"I did not seriously mean that we should try our strength on one another."
"But it came into your mind, since you said it." He departed, and their tie of brotherhood was at an end. The narrator adds, "The bond of their friendship was so fragile, that it could not bear the touch of an over-hasty thought."
Marriage is a blood-bond and more—it is a sacred transaction. It is so tender and so fragile, that a hasty word—a joke, as one calls it—can make an end of it for the whole of life. It is no use afterwards to say, "It was only a jest." We have the answer of the mediæval Norse poet Tormod, "It came into your mind." "Long years must pay for the wrong of a second."
And then, "Which of us two do you think would prove the master?" As soon as a married pair conceive their relation as a struggle for power, while it is just the contrary, hell comes into the house. The woman has an inclination to rule. But if, in her defence, I say that this inclination is her way of reacting against the suppressing, not oppressive, man (for such a one I have never seen), I hope I shall not have to repent it.
"If we ventured on a conflict!" Yes, then it is as if one drew a weapon on oneself, or as if a kingdom were divided. Every blow which one deals, strikes one's own heart.
Cicero says that friendship is only possible between friendly equals. Swedenborg says that marriage is impossible between godless people. I am convinced of it; for without contact with God, who is the Fountain-head of love, no stream of illumination can flow from the Eternal. I have described the marriage of godless people. I have suffered for doing so, but I do not regret it, and do not recall a word. It is as I said. The devout do not describe their marriages, and they write neither dramas nor romances; literary history which mostly deals with irreligious books, should take notice of that.

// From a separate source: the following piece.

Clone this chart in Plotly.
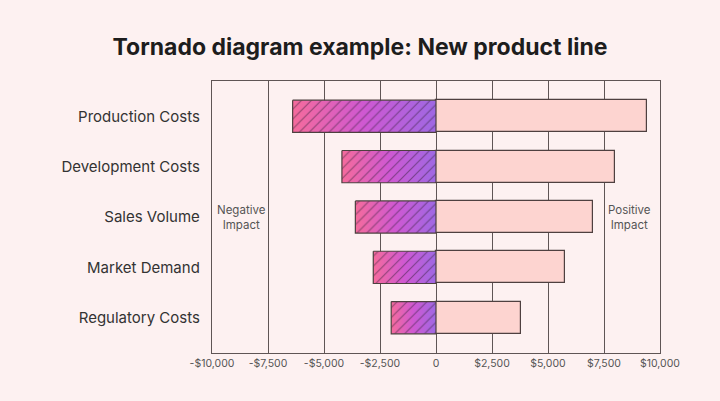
import plotly.graph_objects as go

# ---- data -----------------------------------------------------------
factors = ["Production Costs", "Development Costs", "Sales Volume",
           "Market Demand", "Regulatory Costs"]
negative_impact = [-6400, -4200, -3600, -2800, -2000]
positive_impact = [9400, 8000, 7000, 5750, 3800]

tick_values = [-10000, -7500, -5000, -2500, 0, 2500, 5000, 7500, 10000]
tick_labels = ["-$10,000", "-$7,500", "-$5,000", "-$2,500", "0",
               "$2,500", "$5,000", "$7,500", "$10,000"]

BG = "#fdf1f1"
GRID = "#5f5555"
EDGE = "#4e4040"
HALF = 0.32  # half bar thickness in category units

rows = list(range(len(factors)))

fig = go.Figure()

# positive side: plain pale bars
fig.add_trace(go.Bar(
    x=positive_impact, y=rows, orientation="h", width=2 * HALF,
    marker=dict(color="#fdd4d0", line=dict(color=EDGE, width=1.2)),
    hoverinfo="x+y", showlegend=False,
))

# negative side: gradient fill (one shape per bar so each gets its own ramp)
for i, v in zip(rows, negative_impact):
    fig.add_trace(go.Scatter(
        x=[v, 0, 0, v, v],
        y=[i - HALF, i - HALF, i + HALF, i + HALF, i - HALF],
        mode="lines", fill="toself", line=dict(width=0),
        fillgradient=dict(
            type="horizontal",
            colorscale=[[0, "#f56b9c"], [0.5, "#cf58d2"], [1, "#9f68e3"]],
        ),
        hoverinfo="skip", showlegend=False,
    ))

# hatching + outline on top of the gradient
hx, hy = [], []
for i, v in zip(rows, negative_impact):
    hx += [v, 0, 0, v, v, None]
    hy += [i - HALF, i - HALF, i + HALF, i + HALF, i - HALF, None]
fig.add_trace(go.Scatter(
    x=hx, y=hy, mode="lines", fill="toself",
    fillcolor="rgba(0,0,0,0)",
    fillpattern=dict(shape="/", fgcolor="#35203a", size=7, solidity=0.16),
    line=dict(color=EDGE, width=1.2),
    hoverinfo="skip", showlegend=False,
))

for label, xpos in [("Negative<br>Impact", 0.065), ("Positive<br>Impact", 0.931)]:
    fig.add_annotation(text=label, x=xpos, xref="paper", xanchor="center",
                       y=2, yref="y", showarrow=False,
                       font=dict(size=11.5, color="#555"))

fig.update_layout(
    width=720, height=401,
    paper_bgcolor=BG, plot_bgcolor=BG,
    margin=dict(l=212, r=60, t=81, b=48),
    font=dict(family="Inter, Roboto, sans-serif", color="#333"),
    title=dict(text="<b>Tornado diagram example: New product line</b>",
               x=0.5, xanchor="center", y=0.883, yanchor="middle",
               font=dict(size=23, color="#1d1d1d")),
    bargap=0,
)
fig.update_xaxes(
    range=[-10000, 10000], tickvals=tick_values, ticktext=tick_labels,
    tickfont=dict(size=10.5, color="#555"),
    showgrid=True, gridcolor=GRID, gridwidth=1.3,
    zeroline=True, zerolinecolor=GRID, zerolinewidth=1.3,
    showline=True, linecolor=GRID, linewidth=1.3, mirror=True,
    ticks="", fixedrange=True,
)
fig.update_yaxes(
    range=[len(factors) - 0.3, -0.7], tickvals=rows, ticktext=factors,
    tickfont=dict(size=15, color="#333"), ticklabelstandoff=8,
    showgrid=False, zeroline=False,
    showline=True, linecolor=GRID, linewidth=1.3, mirror=True,
    ticks="", fixedrange=True,
)

# drop the browser's default body margin so the pink fills the window
fig.write_html("out.html", config={"displayModeBar": False},
               post_script="document.body.style.margin='0';")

The Power of Love.—In France there lives a marquis who is an occultist. Endowed by nature with a sensitive type of soul, refined by education, protected by wealth against the brutality of life, purified by suffering and renunciation, he entered into contact with the higher forms of existence, which the theosophists call "the astral plane." His sensitiveness was elaborated to such a pitch, that he became a medium, and could enter into touch with friends at a distance.
Then he met a woman belonging to the same spiritual sphere, a transparent airy figure, whose steps were inaudible, whose words were rather to be apprehended than heard.
This married pair were so united, that each was, as it were, born in the other. He carried her heart about in him literally. When, on a journey to some relatives, she was frightened by a shying horse and had a fit of palpitations, he felt it in his breast, and his heart stood still for a moment when she fainted. Similarly, when he once pricked himself with a needle, she felt it. They lived in each other, were each other's children and each other's parents.
Then she died. He nearly died too, did die perhaps, and rose again. And now he speaks with her, hears her voice in his heart, literally, not in a figure.